Con perspectiva, creen que fue un esfuerzo que mereció la pena. Las 1.500 eran hace cincuenta años la mejor solución posible para cientos de familias que luchaban por dar una vida mejor a sus hijos. Su construcción levantó una expectación fuera de lo normal en todo el concejo de Gijón. «Había gente de El Llano que los domingos venía a merendar junto a las obras, simplemente para contemplarlas», asegura Héctor Blanco, historiador y especialista en urbanismo. En un descampado, sin vida urbana alrededor, nacía una barriada pujante y, a los ojos de la época, estéticamente impresionante.

«Hay que tener en cuenta que el proyecto de las mil quinientas permitió construir el primer rascacielos de la ciudad», dice Blanco. Y eso era símbolo de poderío. «La gente los veía en las películas de Estados Unidos y creía que los edificios altos simbolizaban la prosperidad y el éxito de una ciudad», dice el historiador. El régimen franquista también lo creía. Y se empeñó en llenar las ciudades de mastodónticas torres obreras. «Las mil quinientas se convertirían en un modelo para otras zonas de Gijón, pero también para otras ciudades de España», afirma Blanco.

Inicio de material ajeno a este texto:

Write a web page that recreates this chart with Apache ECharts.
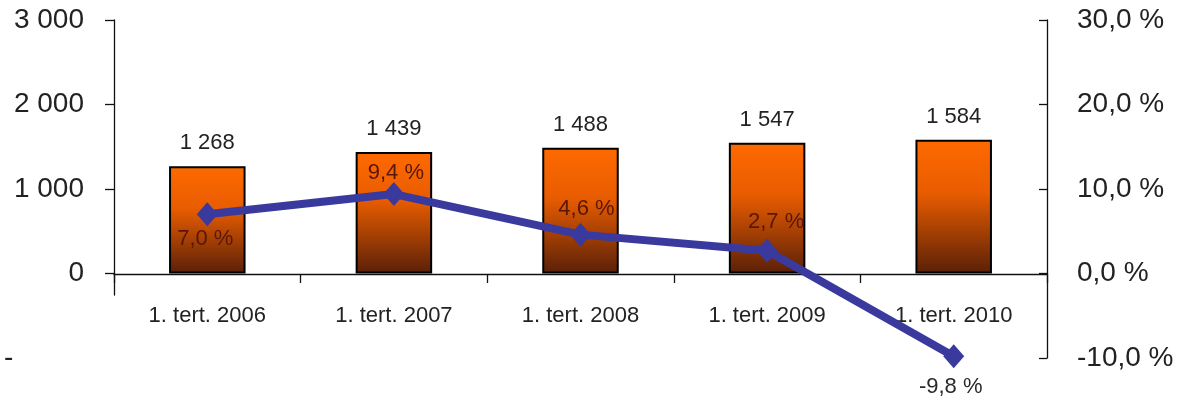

El Instituto Nacional de la Vivienda encargó el proyecto a cuatro arquitectos: José Avelino Díaz Fernández-Omaña y Juan Manuel del Busto, dos expertos consagrados a nivel local y regional; y Juan Antonio Muñiz y Miguel Díaz Negrete, dos jóvenes que hacían sus primeros pinitos con la escuadra y el cartabón. El resultado del trabajo de este equipo fue la edificación de sesenta y ocho bloques de viviendas de diferentes alturas. El más alto, el de veinte pisos, estaría acompañado por otros de catorce y ocho plantas. El conjunto lo remataban varios bloques de cinco, tres y dos alturas.

Pilar Quirós fue otra de las afortunadas que, junto a su marido Víctor Tuya, ocupó uno de los nuevos pisos. En su caso, la suerte la mandó a un primero de la calle Guipúzcoa. «Llevábamos cinco años casados y teníamos por aquella un hijo», dice. Los tres convivían en Santa Olaya, en el barrio de El Natahoyo, con la madre de Quirós. «Cuando nos dieron el piso, el neñu se tiraba por el suelo de alegría», dice. Allí nacerían sus dos hermanos.

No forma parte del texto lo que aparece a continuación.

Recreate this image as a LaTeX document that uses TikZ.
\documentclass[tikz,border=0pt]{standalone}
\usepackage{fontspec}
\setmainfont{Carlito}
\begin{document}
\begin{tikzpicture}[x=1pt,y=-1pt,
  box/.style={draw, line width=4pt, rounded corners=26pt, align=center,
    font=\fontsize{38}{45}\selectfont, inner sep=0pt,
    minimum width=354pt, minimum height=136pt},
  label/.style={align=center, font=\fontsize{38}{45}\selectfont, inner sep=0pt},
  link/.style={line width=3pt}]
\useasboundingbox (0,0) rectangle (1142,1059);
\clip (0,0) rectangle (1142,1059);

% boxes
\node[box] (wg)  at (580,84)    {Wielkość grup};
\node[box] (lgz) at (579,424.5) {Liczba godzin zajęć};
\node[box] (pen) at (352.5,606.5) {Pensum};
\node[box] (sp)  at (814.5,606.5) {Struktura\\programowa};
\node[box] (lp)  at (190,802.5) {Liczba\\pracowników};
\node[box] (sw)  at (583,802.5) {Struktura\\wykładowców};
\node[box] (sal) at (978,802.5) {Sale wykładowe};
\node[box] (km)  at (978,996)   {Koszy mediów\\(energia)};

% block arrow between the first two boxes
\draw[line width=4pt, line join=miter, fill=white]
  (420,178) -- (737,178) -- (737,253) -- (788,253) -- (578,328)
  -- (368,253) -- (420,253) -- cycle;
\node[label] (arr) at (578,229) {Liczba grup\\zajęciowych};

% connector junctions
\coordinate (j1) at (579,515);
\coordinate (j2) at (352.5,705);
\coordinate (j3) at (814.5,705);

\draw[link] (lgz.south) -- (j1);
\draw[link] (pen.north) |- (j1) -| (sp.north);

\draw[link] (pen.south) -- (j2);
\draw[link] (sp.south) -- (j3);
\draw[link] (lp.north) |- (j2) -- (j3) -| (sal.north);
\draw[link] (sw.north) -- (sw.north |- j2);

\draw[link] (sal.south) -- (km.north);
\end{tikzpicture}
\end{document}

Para el matrimonio Tuya-Quirós, su nueva vivienda reunía todas las comodidades que se podían imaginar. Con baño, tres dormitorios, cocina, salón y servicio, aquello «era un lujo». Los casi noventa metros cuadrados de espacio les parecían una inmensidad, la ventana en el baño «una maravilla» y la terraza que daba a una zona ajardinada, «guapísima». Las trece mil pesetas que tuvieron que abonar para recibir en mano las llaves las puso la madre de Quirós. «Llegamos con una mano delante y otra detrás, pero a partir de entonces, empezamos a prosperar», apunta con cierta melancolía.

«Hay que tener en cuenta que las 1.500 son un conjunto hecho para vivienda obrera, pero de calidad», subraya Héctor Blanco. No en vano, hasta entonces los hogares de las clases medias y bajas eran lo más parecido a la infravivienda. Pero la novedad no sólo era la clara mejoría de las condiciones de salubridad y habitabilidad que ofrecían los nuevos pisos, sino de la revolución urbanística que supuso la construcción de un barrio entero. Por eso, aquel proyecto fue bautizado como «La Ciudad Satélite de Pumarín».

Para Héctor Blanco, las 1.500 iniciaron una revolución en todos los sentidos. «Los obreros podrían tener al fin ascensor», ya que alguno de los bloques más altos contaban con este mecanismo. Pero, desde el punto de vista urbanístico, la cuestión iba más allá. «Se aprovechó el terreno y se ajardinaron espacios; además se hicieron grandes avenidas», dice.